[Start of Data excerpt]

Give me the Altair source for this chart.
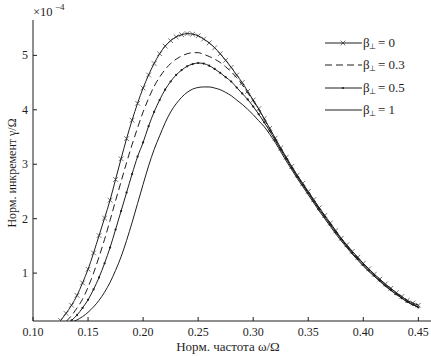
import altair as alt
import pandas as pd

# ---------------- data ----------------
omega = [0.125, 0.130, 0.135, 0.140, 0.145, 0.150, 0.155, 0.160, 0.165, 0.170,
         0.175, 0.180, 0.185, 0.190, 0.195, 0.200, 0.205, 0.210, 0.215, 0.220,
         0.225, 0.230, 0.235, 0.240, 0.245, 0.250, 0.255, 0.260, 0.265, 0.270,
         0.275, 0.280, 0.285, 0.290, 0.295, 0.300, 0.305, 0.310, 0.315, 0.320,
         0.325, 0.330, 0.335, 0.340, 0.345, 0.350, 0.355, 0.360, 0.365, 0.370,
         0.375, 0.380, 0.385, 0.390, 0.395, 0.400, 0.405, 0.410, 0.415, 0.420,
         0.425, 0.430, 0.435, 0.440, 0.445, 0.450]

# growth rate in units of 1e-4
gamma_b0 = [0.13, 0.26, 0.41, 0.59, 0.82, 1.07, 1.37, 1.69, 2.01, 2.34,
            2.72, 3.10, 3.47, 3.81, 4.12, 4.40, 4.64, 4.85, 5.03, 5.17,
            5.27, 5.34, 5.38, 5.40, 5.39, 5.36, 5.30, 5.23, 5.14, 5.03,
            4.91, 4.78, 4.64, 4.50, 4.34, 4.18, 4.02, 3.84, 3.66, 3.48,
            3.30, 3.13, 2.96, 2.80, 2.65, 2.50, 2.35, 2.20, 2.06, 1.92,
            1.78, 1.64, 1.52, 1.40, 1.29, 1.18, 1.08, 0.98, 0.89, 0.80,
            0.72, 0.64, 0.57, 0.50, 0.45, 0.41]

gamma_b03 = [None, 0.11, 0.22, 0.36, 0.52, 0.74, 1.00, 1.30, 1.62, 1.97,
             2.33, 2.68, 3.03, 3.36, 3.67, 3.96, 4.21, 4.43, 4.60, 4.74,
             4.85, 4.93, 4.99, 5.03, 5.05, 5.05, 5.02, 4.98, 4.93, 4.87,
             4.79, 4.70, 4.59, 4.46, 4.31, 4.16, 4.00, 3.83, 3.65, 3.47,
             3.29, 3.12, 2.95, 2.79, 2.64, 2.49, 2.34, 2.19, 2.05, 1.91,
             1.77, 1.63, 1.51, 1.39, 1.28, 1.17, 1.07, 0.97, 0.88, 0.79,
             0.71, 0.63, 0.56, 0.49, 0.43, 0.38]

gamma_b05 = [None, None, 0.13, 0.23, 0.36, 0.51, 0.70, 0.92, 1.18, 1.47,
             1.80, 2.14, 2.48, 2.82, 3.14, 3.40, 3.70, 3.96, 4.18, 4.37,
             4.52, 4.64, 4.73, 4.80, 4.84, 4.86, 4.85, 4.81, 4.75, 4.68,
             4.60, 4.52, 4.41, 4.30, 4.19, 4.06, 3.92, 3.77, 3.61, 3.44,
             3.27, 3.10, 2.93, 2.77, 2.62, 2.47, 2.32, 2.17, 2.03, 1.89,
             1.75, 1.62, 1.49, 1.37, 1.26, 1.15, 1.05, 0.95, 0.86, 0.77,
             0.69, 0.61, 0.54, 0.47, 0.42, 0.37]

gamma_b1 = [None, None, 0.10, 0.14, 0.20, 0.28, 0.38, 0.50, 0.65, 0.83,
            1.05, 1.30, 1.60, 1.93, 2.28, 2.63, 2.97, 3.27, 3.52, 3.76,
            3.96, 4.11, 4.23, 4.32, 4.38, 4.41, 4.42, 4.42, 4.40, 4.37,
            4.32, 4.26, 4.18, 4.10, 4.01, 3.91, 3.80, 3.69, 3.55, 3.40,
            3.23, 3.06, 2.90, 2.74, 2.59, 2.44, 2.29, 2.14, 2.00, 1.86,
            1.72, 1.59, 1.47, 1.35, 1.24, 1.13, 1.03, 0.94, 0.85, 0.76,
            0.68, 0.61, 0.54, 0.47, 0.42, 0.37]

x_ticks = [0.10, 0.15, 0.20, 0.25, 0.30, 0.35, 0.40, 0.45]
x_tick_labels = ["0.10", "0.15", "0.20", "0.25", "0.30", "0.35", "0.40", "0.45"]
y_ticks = [1, 2, 3, 4, 5]
y_tick_labels = ["1", "2", "3", "4", "5"]
series_names = ["b0", "b03", "b05", "b1"]
legend_values = ["0", "0.3", "0.5", "1"]
x_title = "Норм. частота ω/Ω"
y_title = "Норм. инкремент γ/Ω"

# ---------------- build table ----------------
rows = []
for name, vals in zip(series_names, [gamma_b0, gamma_b03, gamma_b05, gamma_b1]):
    for o, g in zip(omega, vals):
        if g is not None:
            rows.append({"omega": o, "gamma": g, "series": name})
df = pd.DataFrame(rows)

FONT = "Liberation Serif"
INK = "#1e1e1e"
W, H = 398, 301

xs = alt.Scale(domain=[0.10, 0.4615], nice=False, zero=False)
ys = alt.Scale(domain=[0.12, 5.65], nice=False, zero=False)

base = alt.Chart(df)
XNA = alt.X("omega:Q", scale=xs, axis=None)
YNA = alt.Y("gamma:Q", scale=ys, axis=None)


def line_layer(name, dash=None):
    kw = {}
    if dash is not None:
        kw["strokeDash"] = dash
    return base.transform_filter(alt.datum.series == name).mark_line(
        color=INK, strokeWidth=1.0, interpolate="monotone", clip=True, **kw
    ).encode(x=XNA, y=YNA)


l0 = line_layer("b0")
l03 = line_layer("b03", dash=[7, 4])
l05 = line_layer("b05")
l1 = line_layer("b1")

XSHAPE = "M-1,-1L1,1M-1,1L1,-1"

m0 = base.transform_filter(alt.datum.series == "b0").mark_point(
    shape=XSHAPE, filled=False, size=22, color=INK, strokeWidth=0.9, clip=True
).encode(x=XNA, y=YNA)

m05 = base.transform_filter(alt.datum.series == "b05").mark_point(
    shape="circle", filled=True, size=5, color=INK, opacity=1, clip=True
).encode(x=XNA, y=YNA)

# ---------------- hand-drawn axes ----------------
one = pd.DataFrame({"a": [0]})
xdf = pd.DataFrame({"t": x_ticks, "lab": x_tick_labels})
ydf = pd.DataFrame({"t": y_ticks, "lab": y_tick_labels})

x_dom = alt.Chart(one).mark_rule(color=INK, strokeWidth=1).encode(
    x=alt.value(0), x2=alt.value(W), y=alt.value(H))
y_dom = alt.Chart(one).mark_rule(color=INK, strokeWidth=1).encode(
    x=alt.value(0), y=alt.value(0), y2=alt.value(H))

xt = alt.Chart(xdf).mark_rule(color=INK, strokeWidth=1).encode(
    x=alt.X("t:Q", scale=xs, axis=None), y=alt.value(H), y2=alt.value(H - 4))
yt = alt.Chart(ydf).mark_rule(color=INK, strokeWidth=1).encode(
    y=alt.Y("t:Q", scale=ys, axis=None), x=alt.value(0), x2=alt.value(4))

xl = alt.Chart(xdf).mark_text(font=FONT, fontSize=12, align="center", baseline="top",
                              color=INK).encode(
    x=alt.X("t:Q", scale=xs, axis=None), y=alt.value(H + 6), text="lab:N")
yl = alt.Chart(ydf).mark_text(font=FONT, fontSize=12, align="right", baseline="middle",
                              color=INK).encode(
    y=alt.Y("t:Q", scale=ys, axis=None), x=alt.value(-5), text="lab:N")

xtitle = alt.Chart(one).mark_text(font=FONT, fontSize=13, align="center", baseline="middle",
                                  color=INK).encode(
    x=alt.value(195), y=alt.value(H + 26), text=alt.value(x_title))
ytitle = alt.Chart(one).mark_text(font=FONT, fontSize=12, align="center", baseline="middle",
                                  angle=270, color=INK).encode(
    x=alt.value(-21), y=alt.value(153), text=alt.value(y_title))

# exponent label
exp1 = alt.Chart(one).mark_text(font=FONT, fontSize=12.5, align="left", baseline="alphabetic",
                                color=INK).encode(x=alt.value(0), y=alt.value(-4), text=alt.value("×10"))
exp2 = alt.Chart(one).mark_text(font=FONT, fontSize=9, align="left", baseline="alphabetic",
                                color=INK).encode(x=alt.value(22), y=alt.value(-10), text=alt.value("−4"))

# ---------------- custom legend ----------------
leg_layers = []
row_y = [23, 45, 68, 90]
for i, val in enumerate(legend_values):
    yv = row_y[i]
    rk = {"strokeDash": [7, 4]} if i == 1 else {}
    leg_layers.append(alt.Chart(one).mark_rule(color=INK, strokeWidth=1, **rk).encode(
        x=alt.value(292), x2=alt.value(329), y=alt.value(yv)))
    leg_layers.append(alt.Chart(one).mark_text(font=FONT, fontSize=13, align="left",
                                               baseline="middle", color=INK).encode(
        x=alt.value(330), y=alt.value(yv), text=alt.value("β")))
    leg_layers.append(alt.Chart(one).mark_text(font=FONT, fontSize=8, align="left",
                                               baseline="middle", color=INK).encode(
        x=alt.value(336), y=alt.value(yv + 4), text=alt.value("⊥")))
    leg_layers.append(alt.Chart(one).mark_text(font=FONT, fontSize=13, align="left",
                                               baseline="middle", color=INK).encode(
        x=alt.value(345), y=alt.value(yv), text=alt.value("= " + val)))
leg_layers.append(alt.Chart(one).mark_point(shape=XSHAPE, filled=False, size=22, color=INK,
                                            strokeWidth=0.9).encode(
    x=alt.value(310), y=alt.value(row_y[0])))
leg_layers.append(alt.Chart(one).mark_point(shape="circle", filled=True, size=5, color=INK,
                                            opacity=1).encode(
    x=alt.value(310), y=alt.value(row_y[2])))

chart = alt.layer(
    l0, l03, l05, l1, m0, m05,
    x_dom, y_dom, xt, yt, xl, yl, xtitle, ytitle, exp1, exp2, *leg_layers
).properties(
    width=W, height=H,
    padding={"left": 33, "top": 20, "right": 0, "bottom": 35},
    autosize=alt.AutoSizeParams(type="none"),
    background="white",
).configure_view(stroke=None)

chart.save("out.html", embed_options={"renderer": "svg", "actions": False})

[End of Data excerpt]

** Exercise description **
Leave out the pictures and repeat exactly the lines from the start of the material through the line that contains "0.425, 0.430, 0.435, 0.440, 0.445, 0.450]", both included.

** Final result **
Give me the Altair source for this chart.
import altair as alt
import pandas as pd

# ---------------- data ----------------
omega = [0.125, 0.130, 0.135, 0.140, 0.145, 0.150, 0.155, 0.160, 0.165, 0.170,
         0.175, 0.180, 0.185, 0.190, 0.195, 0.200, 0.205, 0.210, 0.215, 0.220,
         0.225, 0.230, 0.235, 0.240, 0.245, 0.250, 0.255, 0.260, 0.265, 0.270,
         0.275, 0.280, 0.285, 0.290, 0.295, 0.300, 0.305, 0.310, 0.315, 0.320,
         0.325, 0.330, 0.335, 0.340, 0.345, 0.350, 0.355, 0.360, 0.365, 0.370,
         0.375, 0.380, 0.385, 0.390, 0.395, 0.400, 0.405, 0.410, 0.415, 0.420,
         0.425, 0.430, 0.435, 0.440, 0.445, 0.450]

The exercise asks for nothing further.